MATSUYAMA, Japan >> Two crew members who survived a fatal sea disaster last year involving a Japanese fishery training ship and later developed signs of post-traumatic stress disorder will be compensated for job-related suffering, the Fund for Local Government Employees' Accident Compensation said yesterday.
2 Ehime Maru crew
to get compensation
Kyodo News service
The two crew members of the Ehime Maru, which sank after being hit by the nuclear-powered submarine USS Greeneville in waters off Diamond Head in February 2001, were determined to be official disaster victims, compensation for which is equated with a labor-related disaster by the Ehime branch of the fund.
It is rare for people suffering from PTSD to have their symptoms recognized as stemming from a work-related disaster, according to the fund.
The two crew members, aged 51 and 52, were diagnosed with PTSD last year.
Local public servants who want to claim compensation from the fund must file a request that is recognized as being linked to a work-related disaster.

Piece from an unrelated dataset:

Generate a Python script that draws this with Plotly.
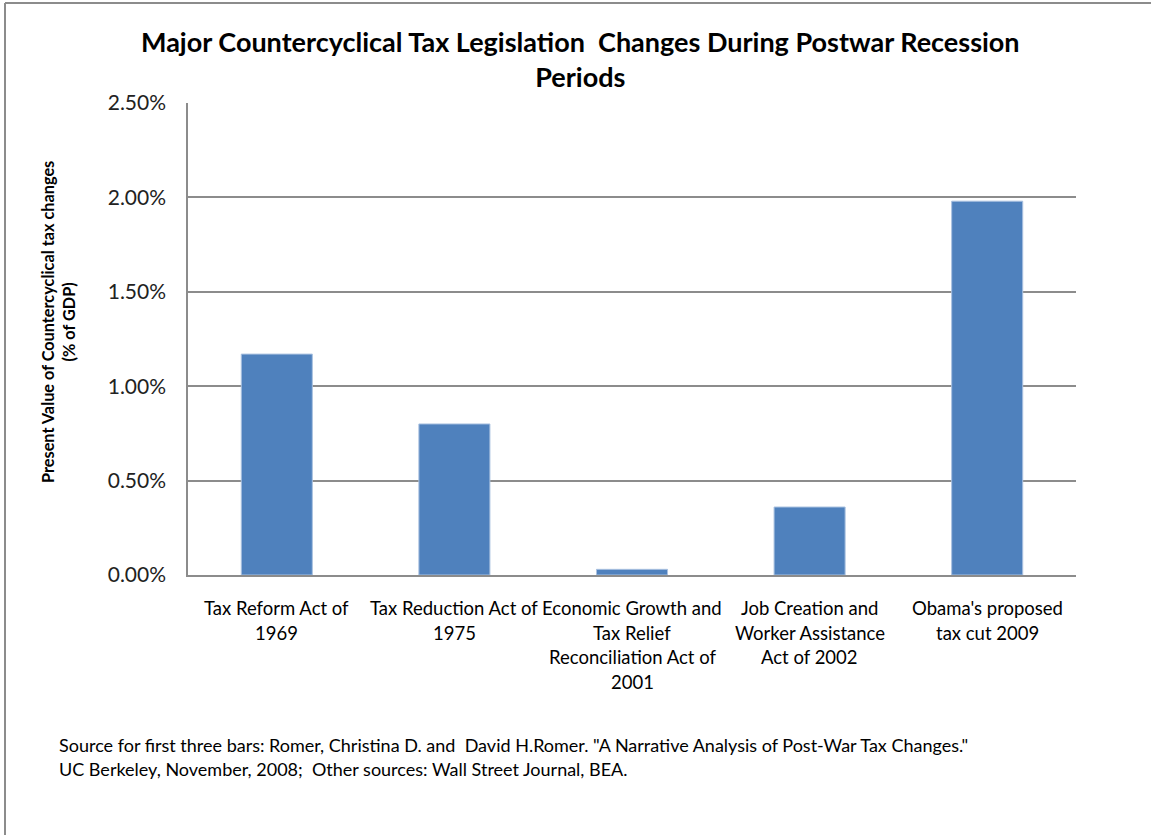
import plotly.graph_objects as go

# Bill names (lines split for the category labels) and present value of tax change, % of GDP
categories = [
    "Tax Reform Act of<br>1969",
    "Tax Reduction Act of<br>1975",
    "Economic Growth and<br>Tax Relief<br>Reconciliation Act of<br>2001",
    "Job Creation and<br>Worker Assistance<br>Act of 2002",
    "Obama's proposed<br>tax cut 2009",
]
pct_of_gdp = [1.17, 0.80, 0.03, 0.36, 1.98]
y_ticks = [0.0, 0.5, 1.0, 1.5, 2.0, 2.5]
y_tick_labels = ["%.2f%%" % v for v in y_ticks]

title_text = "Major Countercyclical Tax Legislation  Changes During Postwar Recession<br>Periods"
y_title = "Present Value of Countercyclical tax changes<br>(% of GDP)"
source_lines = [
    'Source for first three bars: Romer, Christina D. and  David H.Romer. "A Narrative Analysis of Post-War Tax Changes."',
    "UC Berkeley, November, 2008;  Other sources: Wall Street Journal, BEA.",
]

W, H = 1151, 835
L, R, T, B = 188, 75, 103, 260
PW, PH = W - L - R, H - T - B


def px(x):
    return (x - L) / PW


def py(y):
    return (H - B - y) / PH


FONT = "Lato"
xs = list(range(len(categories)))

fig = go.Figure(
    go.Bar(
        x=xs,
        y=pct_of_gdp,
        width=0.4,
        marker=dict(color="#4F81BD", line=dict(color="#A9C1E0", width=1)),
    )
)

fig.update_layout(
    width=W,
    height=H,
    margin=dict(l=L, r=R, t=T, b=B),
    paper_bgcolor="white",
    plot_bgcolor="white",
    showlegend=False,
    font=dict(family=FONT, color="black"),
)

fig.update_xaxes(
    range=[-0.5, len(categories) - 0.5],
    showticklabels=False,
    ticks="",
    showgrid=False,
    showline=True,
    linecolor="#8C8C8C",
    linewidth=1.5,
    zeroline=False,
)
fig.update_yaxes(
    range=[0, 2.5],
    tickvals=y_ticks,
    ticktext=y_tick_labels,
    tickfont=dict(family=FONT, size=21, color="#222"),
    ticks="",
    ticklabelstandoff=16,
    showgrid=True,
    gridcolor="#8C8C8C",
    gridwidth=1.5,
    showline=True,
    linecolor="#8C8C8C",
    linewidth=1.5,
    zeroline=False,
)

annotations = []

# Title
annotations.append(dict(
    text="<b>" + title_text + "</b>",
    x=px(580), y=py(59), xref="paper", yref="paper",
    xanchor="center", yanchor="middle", showarrow=False,
    font=dict(family=FONT, size=27, color="black"),
))

# Y-axis title
annotations.append(dict(
    text="<b>" + y_title + "</b>",
    x=px(58), y=py(322), xref="paper", yref="paper",
    xanchor="center", yanchor="middle", textangle=-90, showarrow=False,
    font=dict(family=FONT, size=16.3, color="black"),
))

# Category labels, one annotation per line for even spacing
for i, label in enumerate(categories):
    for j, line in enumerate(label.split("<br>")):
        annotations.append(dict(
            text=line,
            x=i, y=py(608 + 24.5 * j), xref="x", yref="paper",
            xanchor="center", yanchor="middle", showarrow=False,
            font=dict(family=FONT, size=18.5, color="black"),
        ))

# Source note
for j, line in enumerate(source_lines):
    annotations.append(dict(
        text=line,
        x=px(57), y=py(745 + 24 * j), xref="paper", yref="paper",
        xanchor="left", yanchor="middle", showarrow=False,
        font=dict(family=FONT, size=18, color="black"),
    ))

fig.update_layout(annotations=annotations)

# Outer frame on the left and top edges
fig.add_shape(type="line", xref="paper", yref="paper",
              x0=px(5), x1=px(5), y0=py(3), y1=py(H + 5),
              line=dict(color="#8C8C8C", width=2))
fig.add_shape(type="line", xref="paper", yref="paper",
              x0=px(5), x1=px(W + 5), y0=py(3), y1=py(3),
              line=dict(color="#8C8C8C", width=2))

fig.write_html("out.html")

The two men filed their requests in October and February, respectively, after exhibiting symptoms such as flashbacks and insomnia, according to the branch office.
The fund concluded the PTSD of the two crew members stemmed from the collision and will compensate them for the costs of their medical treatment.
The 499-ton Ehime Maru sank Feb. 9, 2001, after it was struck from below by the 6,080-ton Greeneville as it was performing a rapid-surfacing drill for civilian guests aboard. Nine people aboard the Ehime Maru, including four high school students, were lost at sea while 26 others were rescued.
Many of the survivors, however, later developed symptoms of PTSD, with 12 crew members and students officially being diagnosed with PTSD last fall.